At least we’re starting at the top with Iran. In time for the conference, the State Department issued its annual global terrorism survey, crowning Iran the leading state sponsor of terrorism in the world. (Congrats, Mahmoud Ahmadinejad!) Let’s hope Condi remembered to take along a copy to present to Manouchehr Mottaki, the Iranian foreign minister she was supposed to “bump” into somewhere or other at the resort — at the conference table, or was it the pool? Or was he supposed to “bump” into her? What was it the president said again?

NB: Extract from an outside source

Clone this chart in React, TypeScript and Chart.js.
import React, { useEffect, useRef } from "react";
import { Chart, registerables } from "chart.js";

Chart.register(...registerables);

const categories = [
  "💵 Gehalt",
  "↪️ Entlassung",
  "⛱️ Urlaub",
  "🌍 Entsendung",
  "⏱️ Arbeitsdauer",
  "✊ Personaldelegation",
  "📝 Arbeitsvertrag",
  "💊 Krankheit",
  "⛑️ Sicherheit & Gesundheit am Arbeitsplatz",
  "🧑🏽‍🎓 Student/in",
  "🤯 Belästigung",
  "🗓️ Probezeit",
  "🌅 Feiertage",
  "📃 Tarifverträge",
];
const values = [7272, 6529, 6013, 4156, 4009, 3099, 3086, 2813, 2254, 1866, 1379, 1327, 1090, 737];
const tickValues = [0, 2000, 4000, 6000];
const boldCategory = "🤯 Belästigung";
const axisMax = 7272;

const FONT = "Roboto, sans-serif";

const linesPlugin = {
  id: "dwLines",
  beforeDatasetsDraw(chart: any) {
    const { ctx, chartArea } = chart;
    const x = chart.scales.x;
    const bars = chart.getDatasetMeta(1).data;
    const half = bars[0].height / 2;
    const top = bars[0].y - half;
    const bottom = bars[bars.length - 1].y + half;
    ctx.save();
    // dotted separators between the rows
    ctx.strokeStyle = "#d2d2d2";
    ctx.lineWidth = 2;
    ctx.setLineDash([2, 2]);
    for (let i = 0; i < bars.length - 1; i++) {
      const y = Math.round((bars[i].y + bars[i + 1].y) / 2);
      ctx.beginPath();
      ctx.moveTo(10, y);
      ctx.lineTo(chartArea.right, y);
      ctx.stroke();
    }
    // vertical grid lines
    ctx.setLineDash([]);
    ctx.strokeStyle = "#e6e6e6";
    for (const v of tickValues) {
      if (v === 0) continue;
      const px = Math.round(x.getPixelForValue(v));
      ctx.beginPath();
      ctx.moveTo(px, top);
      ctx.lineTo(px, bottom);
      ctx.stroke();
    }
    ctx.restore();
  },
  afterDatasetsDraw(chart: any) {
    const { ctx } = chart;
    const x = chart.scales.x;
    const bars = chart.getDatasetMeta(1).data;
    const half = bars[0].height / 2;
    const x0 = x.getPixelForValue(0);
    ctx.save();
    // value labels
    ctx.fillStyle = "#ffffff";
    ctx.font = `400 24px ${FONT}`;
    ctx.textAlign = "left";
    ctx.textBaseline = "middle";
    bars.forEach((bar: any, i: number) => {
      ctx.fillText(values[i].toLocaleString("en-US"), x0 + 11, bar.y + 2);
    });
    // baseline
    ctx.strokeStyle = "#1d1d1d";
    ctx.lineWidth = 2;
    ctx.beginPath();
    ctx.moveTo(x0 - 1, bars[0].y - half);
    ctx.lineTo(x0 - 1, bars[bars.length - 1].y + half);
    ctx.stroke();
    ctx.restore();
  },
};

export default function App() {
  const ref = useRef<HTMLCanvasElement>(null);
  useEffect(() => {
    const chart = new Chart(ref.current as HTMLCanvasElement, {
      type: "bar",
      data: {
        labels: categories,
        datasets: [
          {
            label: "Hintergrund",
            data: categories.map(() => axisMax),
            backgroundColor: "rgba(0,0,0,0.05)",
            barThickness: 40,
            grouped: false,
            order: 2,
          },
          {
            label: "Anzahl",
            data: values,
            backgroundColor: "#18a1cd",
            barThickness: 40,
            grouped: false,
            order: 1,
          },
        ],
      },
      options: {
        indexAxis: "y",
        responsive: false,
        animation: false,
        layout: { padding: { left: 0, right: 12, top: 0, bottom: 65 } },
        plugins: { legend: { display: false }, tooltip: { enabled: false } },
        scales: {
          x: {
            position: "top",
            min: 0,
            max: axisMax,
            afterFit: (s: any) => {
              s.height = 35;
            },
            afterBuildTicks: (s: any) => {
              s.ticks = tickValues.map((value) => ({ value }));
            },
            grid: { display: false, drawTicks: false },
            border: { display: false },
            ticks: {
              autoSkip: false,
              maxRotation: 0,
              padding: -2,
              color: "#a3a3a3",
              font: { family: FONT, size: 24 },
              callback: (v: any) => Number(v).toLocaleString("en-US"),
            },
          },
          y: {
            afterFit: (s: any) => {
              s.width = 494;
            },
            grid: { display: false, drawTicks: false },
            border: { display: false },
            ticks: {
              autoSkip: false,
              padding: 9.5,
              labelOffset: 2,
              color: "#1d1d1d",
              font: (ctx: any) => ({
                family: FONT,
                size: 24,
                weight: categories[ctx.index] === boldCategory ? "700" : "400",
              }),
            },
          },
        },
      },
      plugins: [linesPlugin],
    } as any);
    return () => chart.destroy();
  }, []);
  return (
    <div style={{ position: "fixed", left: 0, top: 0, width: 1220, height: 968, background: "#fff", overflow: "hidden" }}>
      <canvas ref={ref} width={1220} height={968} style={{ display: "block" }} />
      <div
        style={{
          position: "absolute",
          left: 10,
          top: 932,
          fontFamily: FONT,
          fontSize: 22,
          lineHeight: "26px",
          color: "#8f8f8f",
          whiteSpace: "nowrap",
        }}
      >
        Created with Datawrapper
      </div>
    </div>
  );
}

“Should the foreign minister of Iran bump into Condi Rice, Condi won’t be rude; she’s not a rude person. I’m sure she’ll be polite,” said Bush. “She’ll also be firm in reminding the representative of the Iranian government that there’s a better way forward for the Iranian people than isolation.”

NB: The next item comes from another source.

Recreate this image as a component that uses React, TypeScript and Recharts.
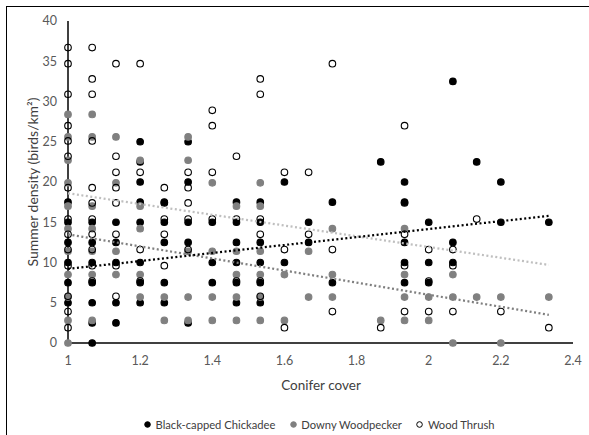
import React from 'react'
import { ScatterChart, Scatter, XAxis, YAxis } from 'recharts'

// conifer cover levels on the x axis
const coverTicks = [1, 1.2, 1.4, 1.6, 1.8, 2, 2.2, 2.4]
const densityTicks = [0, 5, 10, 15, 20, 25, 30, 35, 40]

// [conifer cover, densities seen at that cover]
const chickadee: [number, number[]][] = [
  [1, [17.5, 15, 12.5, 10, 7.5, 5]],
  [1.067, [15, 12.5, 10, 7.5, 5, 2.5, 0]],
  [1.133, [15, 12.5, 10, 5, 2.5]],
  [1.2, [25, 22.5, 20, 17.5, 15, 10, 7.5, 5]],
  [1.267, [17.5, 15, 12.5, 7.5, 5]],
  [1.333, [25, 20, 15, 12.5, 2.5]],
  [1.4, [15, 10, 7.5]],
  [1.467, [17.5, 15, 12.5, 10, 7.5, 5]],
  [1.533, [17.5, 15, 12.5, 10, 7.5, 5]],
  [1.6, [20, 10]],
  [1.667, [15, 12.5]],
  [1.733, [17.5, 7.5]],
  [1.867, [22.5]],
  [1.933, [20, 17.5, 12.5, 10, 7.5]],
  [2, [15, 10, 7.5]],
  [2.067, [32.5, 12.5, 10]],
  [2.133, [22.5]],
  [2.2, [20, 15]],
  [2.333, [15]],
]

const woodpecker: [number, number[]][] = [
  [1, [28.4, 25.6, 22.7, 19.9, 17, 14.2, 11.4, 8.5, 5.7, 2.8, 0]],
  [1.067, [28.4, 25.6, 17, 14.2, 11.4, 8.5, 2.8]],
  [1.133, [25.6, 19.9, 11.4, 8.5]],
  [1.2, [22.7, 17, 14.2, 8.5, 5.7]],
  [1.267, [5.7, 2.8]],
  [1.333, [25.6, 22.7, 11.4, 5.7, 2.8]],
  [1.4, [19.9, 11.4, 5.7, 2.8]],
  [1.467, [17, 11.4, 8.5, 5.7, 2.8]],
  [1.533, [19.9, 17, 11.4, 8.5, 5.7, 2.8]],
  [1.6, [8.5, 2.8]],
  [1.667, [11.4, 5.7]],
  [1.733, [14.2, 8.5, 5.7]],
  [1.867, [2.8]],
  [1.933, [14.2, 8.5, 5.7, 2.8]],
  [2, [5.7, 2.8]],
  [2.067, [8.5, 5.7, 0]],
  [2.133, [5.7]],
  [2.2, [5.7, 0]],
  [2.333, [5.7]],
]

const thrush: [number, number[]][] = [
  [1, [36.7, 34.7, 30.9, 27, 25.1, 23.2, 19.3, 15.4, 13.5, 11.6, 9.6, 5.8, 3.9, 1.9]],
  [1.067, [36.7, 32.8, 30.9, 25.1, 19.3, 17.4, 15.4, 13.5, 11.6, 9.6, 7.7]],
  [1.133, [34.7, 23.2, 21.2, 19.3, 17.4, 13.5, 9.6, 5.8]],
  [1.2, [34.7, 21.2, 11.6, 7.7]],
  [1.267, [19.3, 17.4, 15.4, 13.5, 9.6]],
  [1.333, [21.2, 19.3, 17.4, 15.4, 11.6]],
  [1.4, [28.9, 27, 21.2, 15.4]],
  [1.467, [23.2, 15.4, 7.7]],
  [1.533, [32.8, 30.9, 15.4, 13.5, 7.7, 5.8]],
  [1.6, [21.2, 11.6, 1.9]],
  [1.667, [21.2, 13.5]],
  [1.733, [34.7, 11.6, 3.9]],
  [1.867, [1.9]],
  [1.933, [27, 17.4, 13.5, 9.6, 3.9]],
  [2, [11.6, 7.7, 3.9]],
  [2.067, [11.6, 9.6, 3.9]],
  [2.133, [15.4]],
  [2.2, [3.9]],
  [2.333, [1.9]],
]

// linear trendline end points
const chickadeeTrend = [{ x: 1, y: 9.2 }, { x: 2.333, y: 15.8 }]
const woodpeckerTrend = [{ x: 1, y: 13.5 }, { x: 2.333, y: 3.5 }]
const thrushTrend = [{ x: 1, y: 18.6 }, { x: 2.333, y: 9.7 }]

const toPoints = (rows: [number, number[]][]) =>
  rows.flatMap(([x, ys]) => ys.map((y) => ({ x, y })))

const FONT = 'Lato, "Open Sans", sans-serif'
const TICK_STYLE = { fontSize: 12.5, fill: '#595959', fontFamily: FONT }

const dot = (fill: string, stroke: string) => (props: any) => (
  <circle cx={props.cx} cy={props.cy} r={3.3} fill={fill} stroke={stroke} strokeWidth={1.1} />
)
const noDot = () => <g />

const LegendDot = ({ fill, stroke }: { fill: string; stroke: string }) => (
  <svg width={8} height={8} style={{ marginRight: 4 }}>
    <circle cx={4} cy={4} r={2.8} fill={fill} stroke={stroke} strokeWidth={1} />
  </svg>
)

export default function App() {
  return (
    <div style={{ position: 'fixed', left: 0, top: 0, width: 589, height: 435, overflow: 'hidden', background: '#fff' }}>
      <div style={{ position: 'absolute', left: 6, top: 6, width: 600, height: 450, border: '1px solid #000' }} />
      <div style={{ position: 'absolute', left: 0, top: 0 }}>
        <ScatterChart width={589} height={435} margin={{ top: 21, right: 16, bottom: 0, left: 0 }}>
          <XAxis
            type="number"
            dataKey="x"
            domain={[1, 2.4]}
            ticks={coverTicks}
            height={92}
            tickSize={0}
            tickMargin={13}
            tick={TICK_STYLE}
            axisLine={{ stroke: '#000', strokeWidth: 1.5 }}
          />
          <YAxis
            type="number"
            dataKey="y"
            domain={[0, 40]}
            ticks={densityTicks}
            width={68}
            tickSize={0}
            tickMargin={11}
            tick={TICK_STYLE}
            axisLine={{ stroke: '#000', strokeWidth: 1.5 }}
          />
          <Scatter data={toPoints(chickadee)} shape={dot('#000', '#000')} isAnimationActive={false} />
          <Scatter data={toPoints(woodpecker)} shape={dot('#808080', '#808080')} isAnimationActive={false} />
          <Scatter data={toPoints(thrush)} shape={dot('none', '#000')} isAnimationActive={false} />
          <Scatter
            data={thrushTrend}
            shape={noDot}
            line={{ stroke: '#bfbfbf', strokeWidth: 2.25, strokeDasharray: '2 2.5' }}
            isAnimationActive={false}
          />
          <Scatter
            data={woodpeckerTrend}
            shape={noDot}
            line={{ stroke: '#7f7f7f', strokeWidth: 2.25, strokeDasharray: '2 2.5' }}
            isAnimationActive={false}
          />
          <Scatter
            data={chickadeeTrend}
            shape={noDot}
            line={{ stroke: '#000', strokeWidth: 2.25, strokeDasharray: '2 2.5' }}
            isAnimationActive={false}
          />
        </ScatterChart>
      </div>
      <div
        style={{
          position: 'absolute', left: 32, top: 182, transform: 'translate(-50%, -50%) rotate(-90deg)',
          whiteSpace: 'nowrap', fontFamily: FONT, fontSize: 14, color: '#404040',
        }}
      >
        Summer density (birds/km²)
      </div>
      <div
        style={{
          position: 'absolute', left: 321, top: 385, transform: 'translate(-50%, -50%)',
          whiteSpace: 'nowrap', fontFamily: FONT, fontSize: 13.5, color: '#404040',
        }}
      >
        Conifer cover
      </div>
      <div
        style={{
          position: 'absolute', left: 319, top: 424, transform: 'translate(-50%, -50%)',
          display: 'flex', alignItems: 'center', whiteSpace: 'nowrap',
          fontFamily: FONT, fontSize: 11.2, color: '#404040',
        }}
      >
        <LegendDot fill="#000" stroke="#000" />
        <span style={{ marginRight: 14 }}>Black-capped Chickadee</span>
        <LegendDot fill="#808080" stroke="#808080" />
        <span style={{ marginRight: 14 }}>Downy Woodpecker</span>
        <LegendDot fill="none" stroke="#000" />
        <span>Wood Thrush</span>
      </div>
    </div>
  )
}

Polite … firm … better way forward. Clearly, the Great Satan lives. As Condi later roared, all fire and brimstone, “If we encounter each other then I am certainly planning to be polite and see what that encounter brings.”

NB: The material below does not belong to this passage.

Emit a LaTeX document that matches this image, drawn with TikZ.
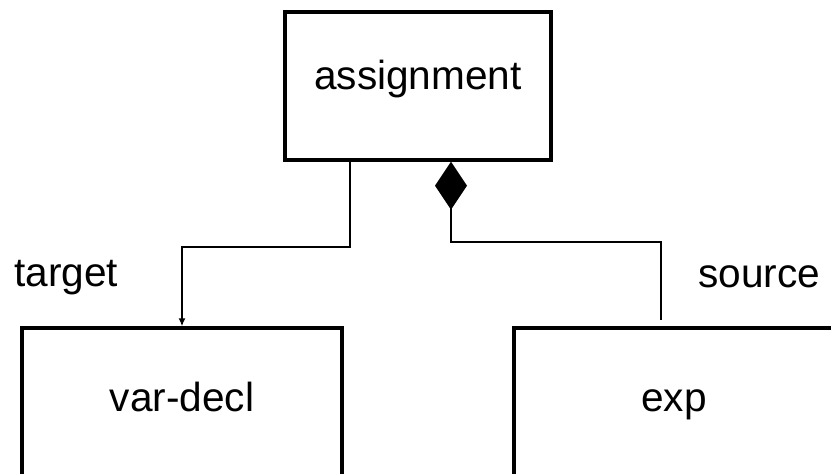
\documentclass[tikz,border=0pt]{standalone}
\usepackage{fontspec}
\setmainfont{Liberation Sans}
\usetikzlibrary{arrows.meta}
\begin{document}
\begin{tikzpicture}[x=0.5pt,y=-0.5pt,
  box/.style={draw=black, line width=1.65pt, fill=white, inner sep=0pt,
    text height=0.6em, text depth=0.26em,
    font=\fontsize{20.3pt}{24pt}\selectfont},
  conn/.style={draw=black, line width=1.4pt},
  lbl/.style={inner sep=0pt, anchor=base west, font=\fontsize{20.3pt}{24pt}\selectfont}]
\useasboundingbox (0,0) rectangle (831,474);
\clip (0,0) rectangle (831,474);
\node[box, minimum width=133pt, minimum height=74pt] (asg) at (418,86) {assignment};
\node[box, minimum width=160pt, minimum height=80pt] (vd) at (182,408) {var-decl};
\node[box, minimum width=160pt, minimum height=80pt] (ex) at (674,408) {exp};
\coordinate (l1) at (350,247);
\coordinate (l2) at (182,247);
\coordinate (r1) at (451,242);
\coordinate (r2) at (661,242);
\draw[conn, -{Latex[length=4pt,width=3.5pt]}] (asg.south -| l1) -- (l1) -- (l2) -- (vd.north -| l2);
\draw[conn, {Diamond[length=24pt,width=16pt]}-, shorten >=3pt] (asg.south -| r1) -- (r1) -- (r2) -- (ex.north -| r2);
\node[lbl] (tg) at (14,287) {target};
\node[lbl] (sr) at (698,288) {source};
\end{tikzpicture}
\end{document}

Phew. Americans can thank goodness for that. If there’s one thing we want to be with the leading state sponsor of terrorism in the world, it’s polite. Maybe Rice could politely inscribe the terrorism report to the Iranian foreign minister. Maybe he could politely inscribe it back to her. I can see it now, that old Iranian proverb: “Dear Condi — Never give a sucker an even break.”
Enough sarcasm. No amount of metaphorical acid dropped on this sorry event can cover up either the futility or the shame of negotiations with the jihadist state of Iran and its fellow state sponsor of jihadist terrorism, Syria. And such negotiations, whether via “bumping into,” or “on the sidelines,” were exactly what the breathless run-up to the Egyptian conference was all about. “That meeting,” explained Undersecretary of State Nicholas Burns, “will be important because Secretary Rice will be seated around a table with the Syrian foreign minister, and we hope and think with the Iranian foreign minister.”
Yuck. Since when does an Iranian foreign minister, let alone a Syrian foreign minister, count as the belle of the ball? There’s something unseemly about this diplomatic courtship, which follows not a single concession on Iranian and Syrian support for Hezbollah and assorted Palestinian terror groups, their deadly interference in Iraq, or their failure to corral Al Qaeda operatives. In the case of Iran, this all-too-hot political pursuit rages on despite its flouting international rules governing its nuclear program, and its barbaric call for the genocidal eradication of the state of Israel.
But there’s something else. American soldiers now die and are maimed because of such belligerence. Not so very long ago, Beirut CIA station chief William Buckley, Navy diver Robert Stethem, and Marine Col. William Higgins all fell to Iranian-sponsored, Hezbollah terrorism, suffering horrendous beatings and torture before they died, unavenged.
When will it occur to our leaders that Iran is already in a state of war with us? Surely, that’s nothing to be “polite” about.